Вместо того, чтобы смотреть на укрепленную позицию плевненскую, как на крепость, и выдержать систему поражения неприятеля постепенным выдвиганием батарей и ведением траншей (скорой сапы), главнокомандующему захотелось поднести Плевно государю 30-го, и был решен штурм, назначенный в 3 часа пополудни. Одновременно должны были атаковать: Скобелев - 7 редутов, отделяющих его от гребня, с которого он мог бы командовать турецким лагерем и Плевною; 4-й корпус - редут, против нас находящийся, и турецкую укрепленную позицию, охраняющую подступы к Плевне с этой стороны; 1-я бригада 5-й дивизии (многострадальные полки Архангелогородский и Вологодский) со стороны Гривицы большой редут, о который разбились усилия Криденера. Румыны двумя колоннами должны были атаковать тот же редут с других сторон - северной и северо-западной.

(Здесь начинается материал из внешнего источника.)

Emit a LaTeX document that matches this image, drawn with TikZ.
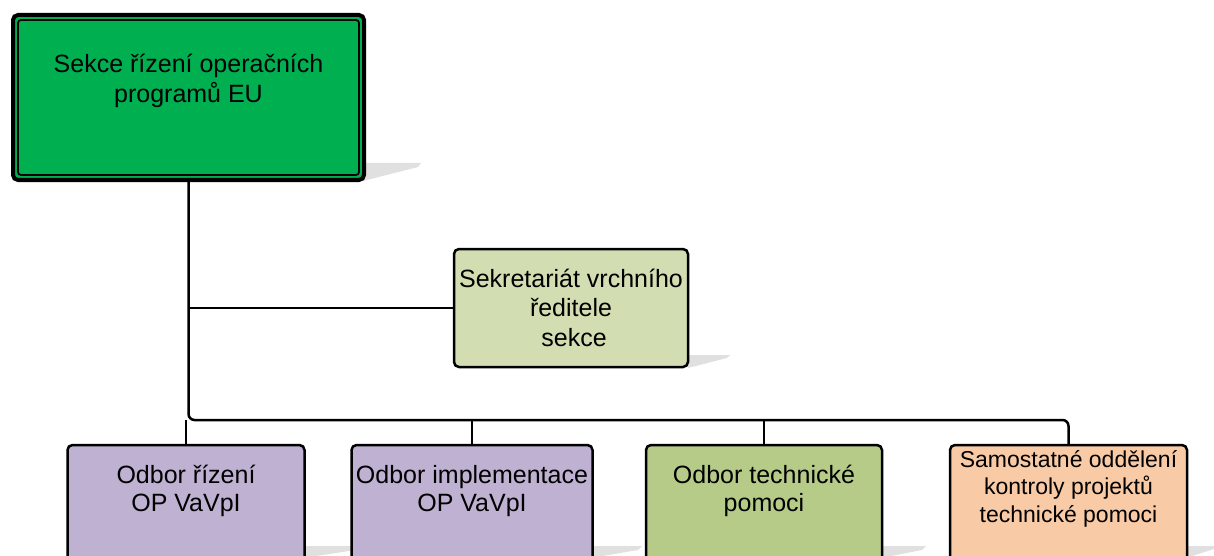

Диспозиция не была выполнена в точности, потому что турки с утра напали сильно на Скобелева, стараясь сбить его с высот, которыми он овладел накануне. Завязался жаркий бой, и по дымкам можно было видеть, что то турецкая цепь подается, то наша одолевает. Скобелев, которому посланы были значительные подкрепления, бился целый день, удержался и взял три редута с огромными потерями в людях. Бой этот увлек бригаду 4-го корпуса, которая тоже не дождалась назначенного часа. Il у a eu un d sur tout la ligne*. Видя это, Зотов, бывший у 4-го корпуса, начал атаку в 2 часа. Три раза полки дивизии Шалашникова бросались с удивительным самоотвержением и настойчивостью на редут, представлявший четырехярусный убийственный ружейный огонь. Наши доходили до рва, усеяли своими трупами все скаты и подходы к турецкой позиции, но не могли перейти ров (глубокий, а наших не снабдили ни фашинами, ни лестницами и т.п.). На правом фланге две атаки нашей бригады и румын были отбиты турками, сунувшимися даже преследовать оступавших и дорого поплатившимися за эту дерзость.